Where the Responsibility Currently Falls
Two organisations sit at the centre of what happens next. The Real Estate Information Network System, known as REINS, is the government-mandated database through which licensed brokers must register properties. Its image-verification protocols were designed for an era of scanned film photographs, not generative AI. The Japan Real Estate Agent Association, which represents roughly 120,000 licensed agents nationwide, has been pressing its Tokyo chapter offices — including the main branch near Kojimachi in Chiyoda Ward — to adopt image-hash comparison tools that flag identical photos appearing under different property IDs. As of June 2026, adoption among smaller member agencies remains patchy.
The Tokyo Metropolitan Government's Bureau of Urban Development has a separate but parallel concern. Governor Koike Yuriko's administration has prioritised transparency in the city's housing market as part of broader efforts to attract long-term foreign residents and skilled workers. A working group under the Bureau met in May 2026 to discuss whether ward-level housing registries — maintained by offices from Setagaya to Koto — should require image-authenticity certificates alongside floor plans before a listing can be published.
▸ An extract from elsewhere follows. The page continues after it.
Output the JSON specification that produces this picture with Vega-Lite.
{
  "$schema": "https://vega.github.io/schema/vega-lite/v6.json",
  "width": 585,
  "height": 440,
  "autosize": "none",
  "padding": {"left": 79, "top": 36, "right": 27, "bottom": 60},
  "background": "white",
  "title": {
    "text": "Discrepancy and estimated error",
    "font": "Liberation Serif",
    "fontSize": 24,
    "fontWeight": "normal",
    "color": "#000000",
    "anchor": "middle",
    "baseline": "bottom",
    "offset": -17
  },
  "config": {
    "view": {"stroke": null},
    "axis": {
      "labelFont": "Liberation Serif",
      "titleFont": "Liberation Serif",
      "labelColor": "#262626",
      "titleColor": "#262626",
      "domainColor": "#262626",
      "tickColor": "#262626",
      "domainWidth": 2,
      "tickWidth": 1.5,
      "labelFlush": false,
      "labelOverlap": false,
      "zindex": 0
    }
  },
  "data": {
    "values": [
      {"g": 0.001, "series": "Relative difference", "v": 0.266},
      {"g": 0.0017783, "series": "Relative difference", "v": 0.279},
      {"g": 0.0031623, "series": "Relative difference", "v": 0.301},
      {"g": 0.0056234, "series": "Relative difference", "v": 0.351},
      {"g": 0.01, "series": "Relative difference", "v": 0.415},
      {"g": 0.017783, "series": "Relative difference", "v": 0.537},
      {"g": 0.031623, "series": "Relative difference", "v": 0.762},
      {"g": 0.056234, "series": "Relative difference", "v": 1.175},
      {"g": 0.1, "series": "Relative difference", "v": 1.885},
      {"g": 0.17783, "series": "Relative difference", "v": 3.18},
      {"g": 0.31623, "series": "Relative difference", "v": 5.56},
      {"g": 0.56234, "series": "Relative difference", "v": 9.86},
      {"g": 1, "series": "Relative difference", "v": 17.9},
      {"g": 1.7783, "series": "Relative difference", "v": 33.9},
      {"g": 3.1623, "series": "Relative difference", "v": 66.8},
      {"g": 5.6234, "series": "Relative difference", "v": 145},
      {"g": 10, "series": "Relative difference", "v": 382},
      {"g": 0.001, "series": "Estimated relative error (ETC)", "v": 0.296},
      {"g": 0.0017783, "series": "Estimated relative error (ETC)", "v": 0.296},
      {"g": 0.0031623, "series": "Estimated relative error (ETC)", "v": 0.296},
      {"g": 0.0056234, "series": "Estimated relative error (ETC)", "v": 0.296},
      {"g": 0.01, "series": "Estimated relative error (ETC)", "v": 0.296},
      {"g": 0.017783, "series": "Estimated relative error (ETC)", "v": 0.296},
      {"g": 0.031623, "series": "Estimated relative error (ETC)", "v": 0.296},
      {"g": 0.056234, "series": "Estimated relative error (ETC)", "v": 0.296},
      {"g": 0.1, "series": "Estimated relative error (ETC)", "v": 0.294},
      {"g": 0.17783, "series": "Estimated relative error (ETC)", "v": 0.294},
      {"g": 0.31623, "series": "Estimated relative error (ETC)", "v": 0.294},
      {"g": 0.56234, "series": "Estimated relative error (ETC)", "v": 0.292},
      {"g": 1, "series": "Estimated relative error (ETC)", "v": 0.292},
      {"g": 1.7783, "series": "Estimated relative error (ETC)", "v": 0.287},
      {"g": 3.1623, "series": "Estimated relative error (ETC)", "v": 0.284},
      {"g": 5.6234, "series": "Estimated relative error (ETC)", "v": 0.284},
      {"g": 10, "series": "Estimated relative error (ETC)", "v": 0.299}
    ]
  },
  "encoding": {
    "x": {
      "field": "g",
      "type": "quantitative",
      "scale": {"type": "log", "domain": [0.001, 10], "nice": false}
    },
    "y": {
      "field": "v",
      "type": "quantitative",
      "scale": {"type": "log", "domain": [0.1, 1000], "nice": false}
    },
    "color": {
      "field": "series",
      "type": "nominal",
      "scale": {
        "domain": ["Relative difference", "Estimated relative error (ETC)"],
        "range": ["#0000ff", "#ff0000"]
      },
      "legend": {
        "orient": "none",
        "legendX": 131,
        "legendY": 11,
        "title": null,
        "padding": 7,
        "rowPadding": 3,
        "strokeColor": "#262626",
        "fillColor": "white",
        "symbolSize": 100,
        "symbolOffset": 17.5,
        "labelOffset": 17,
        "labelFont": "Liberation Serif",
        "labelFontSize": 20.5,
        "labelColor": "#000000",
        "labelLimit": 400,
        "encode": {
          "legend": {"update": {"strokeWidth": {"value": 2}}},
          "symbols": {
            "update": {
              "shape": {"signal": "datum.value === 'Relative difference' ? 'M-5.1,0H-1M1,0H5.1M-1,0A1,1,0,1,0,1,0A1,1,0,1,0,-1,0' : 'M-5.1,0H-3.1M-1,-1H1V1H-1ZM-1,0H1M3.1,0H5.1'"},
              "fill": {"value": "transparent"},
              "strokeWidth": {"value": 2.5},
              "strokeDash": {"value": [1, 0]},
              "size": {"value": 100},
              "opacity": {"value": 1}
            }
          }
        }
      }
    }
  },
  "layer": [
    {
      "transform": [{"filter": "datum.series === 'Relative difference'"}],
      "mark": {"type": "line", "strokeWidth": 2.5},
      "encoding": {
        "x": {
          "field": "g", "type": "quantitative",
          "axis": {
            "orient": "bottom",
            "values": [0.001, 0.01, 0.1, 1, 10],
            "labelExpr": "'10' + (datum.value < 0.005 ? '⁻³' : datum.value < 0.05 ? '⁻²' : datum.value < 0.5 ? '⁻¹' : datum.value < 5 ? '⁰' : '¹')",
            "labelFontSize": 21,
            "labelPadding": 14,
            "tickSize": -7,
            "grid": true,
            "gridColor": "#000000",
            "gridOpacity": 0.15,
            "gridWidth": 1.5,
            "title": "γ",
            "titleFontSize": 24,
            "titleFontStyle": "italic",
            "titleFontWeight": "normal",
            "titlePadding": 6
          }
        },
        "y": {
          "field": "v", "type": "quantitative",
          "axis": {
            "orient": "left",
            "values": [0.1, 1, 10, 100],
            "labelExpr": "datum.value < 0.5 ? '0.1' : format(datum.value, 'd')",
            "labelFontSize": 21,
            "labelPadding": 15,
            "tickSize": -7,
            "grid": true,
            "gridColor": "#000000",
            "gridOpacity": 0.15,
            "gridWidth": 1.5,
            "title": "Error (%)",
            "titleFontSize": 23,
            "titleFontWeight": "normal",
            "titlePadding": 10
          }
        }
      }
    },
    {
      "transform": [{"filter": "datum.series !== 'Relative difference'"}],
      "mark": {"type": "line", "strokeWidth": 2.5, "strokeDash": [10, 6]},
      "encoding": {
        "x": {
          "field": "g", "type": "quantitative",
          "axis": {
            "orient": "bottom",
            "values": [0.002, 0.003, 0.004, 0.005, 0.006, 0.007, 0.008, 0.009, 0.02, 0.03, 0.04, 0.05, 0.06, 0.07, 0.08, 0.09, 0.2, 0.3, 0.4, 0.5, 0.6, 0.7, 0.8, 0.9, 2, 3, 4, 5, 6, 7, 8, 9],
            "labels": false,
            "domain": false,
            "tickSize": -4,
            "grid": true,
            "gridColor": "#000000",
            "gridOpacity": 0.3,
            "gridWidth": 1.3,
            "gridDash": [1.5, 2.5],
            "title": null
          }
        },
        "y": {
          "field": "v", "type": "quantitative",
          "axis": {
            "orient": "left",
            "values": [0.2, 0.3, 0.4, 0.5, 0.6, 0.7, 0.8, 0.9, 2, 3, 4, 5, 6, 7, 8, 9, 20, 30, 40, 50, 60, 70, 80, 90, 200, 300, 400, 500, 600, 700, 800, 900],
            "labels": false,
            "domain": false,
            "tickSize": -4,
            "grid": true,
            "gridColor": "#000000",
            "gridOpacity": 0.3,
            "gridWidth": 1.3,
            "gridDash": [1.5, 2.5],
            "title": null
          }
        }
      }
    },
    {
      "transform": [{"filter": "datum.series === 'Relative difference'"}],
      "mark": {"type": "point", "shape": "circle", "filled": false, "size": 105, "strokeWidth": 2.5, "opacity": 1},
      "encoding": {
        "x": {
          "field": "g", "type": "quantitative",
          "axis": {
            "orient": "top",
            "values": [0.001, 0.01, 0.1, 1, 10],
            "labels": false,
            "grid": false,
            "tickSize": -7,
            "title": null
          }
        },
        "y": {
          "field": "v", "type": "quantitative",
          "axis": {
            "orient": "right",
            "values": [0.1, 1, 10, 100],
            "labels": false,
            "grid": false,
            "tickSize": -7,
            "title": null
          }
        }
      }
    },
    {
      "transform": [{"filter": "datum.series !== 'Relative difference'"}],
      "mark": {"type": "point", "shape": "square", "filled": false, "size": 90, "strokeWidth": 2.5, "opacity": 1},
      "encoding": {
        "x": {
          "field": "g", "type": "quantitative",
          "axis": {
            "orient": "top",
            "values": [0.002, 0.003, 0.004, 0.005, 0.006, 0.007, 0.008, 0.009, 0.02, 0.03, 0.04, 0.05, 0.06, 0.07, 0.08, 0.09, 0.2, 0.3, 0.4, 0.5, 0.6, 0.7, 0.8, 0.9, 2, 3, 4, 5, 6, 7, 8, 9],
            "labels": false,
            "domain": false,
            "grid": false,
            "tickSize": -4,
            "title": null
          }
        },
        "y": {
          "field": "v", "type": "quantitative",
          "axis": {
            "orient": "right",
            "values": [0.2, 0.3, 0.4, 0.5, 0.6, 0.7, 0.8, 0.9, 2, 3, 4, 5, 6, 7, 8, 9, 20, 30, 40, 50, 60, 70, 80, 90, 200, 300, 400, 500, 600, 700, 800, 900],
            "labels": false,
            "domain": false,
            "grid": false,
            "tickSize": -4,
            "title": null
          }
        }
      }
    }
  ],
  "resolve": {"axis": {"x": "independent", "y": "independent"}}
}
No binding decision has emerged from those discussions yet, but officials are expected to report recommendations to the Metropolitan Assembly before its autumn session.
The Data Problem Underneath
The scale is significant. A survey conducted by the consumer advocacy group Sumai to Kurashi no Sogo Soudan Center and published in April 2026 found that roughly one in eight rental listings sampled across Tokyo's major platforms contained at least one photograph that also appeared in a listing for a different property. On some aggregator sites covering Nerima and Edogawa wards — areas with high stock of older wooden apartment buildings — that figure rose closer to one in five. Average rents in Shibuya Ward have climbed to approximately ¥250,000 per month for a two-bedroom unit, meaning the financial stakes for a tenant or buyer misled by fabricated imagery are substantial.
Platform operators, including Suumo and HOME'S, have invested in automated flagging systems, but neither has published audited accuracy figures for those tools. The absence of a standardised disclosure requirement means the burden still falls on individual buyers to reverse-image-search every photograph before committing to a viewing appointment.
The decisions ahead are concrete. The Metropolitan Assembly's autumn session, likely scheduled for September or October 2026, will be the first genuine legislative moment for mandatory image-verification rules in Tokyo. If the Bureau of Urban Development's working group recommends a ward-registry certificate system, smaller agencies along corridors like Koenji's Pal Shopping Street — where independent brokers handle a significant share of affordable-rental stock — will need access to subsidised verification technology or face being pushed out of compliance. REINS faces its own upgrade deadline: the national database is due for a platform migration in fiscal year 2027, and how image-authenticity requirements are baked into that rebuild will define standards for the decade ahead. Buyers and renters active in the market right now should treat any listing lacking a date-stamped photo certificate with the same scepticism they would apply to an unsigned contract.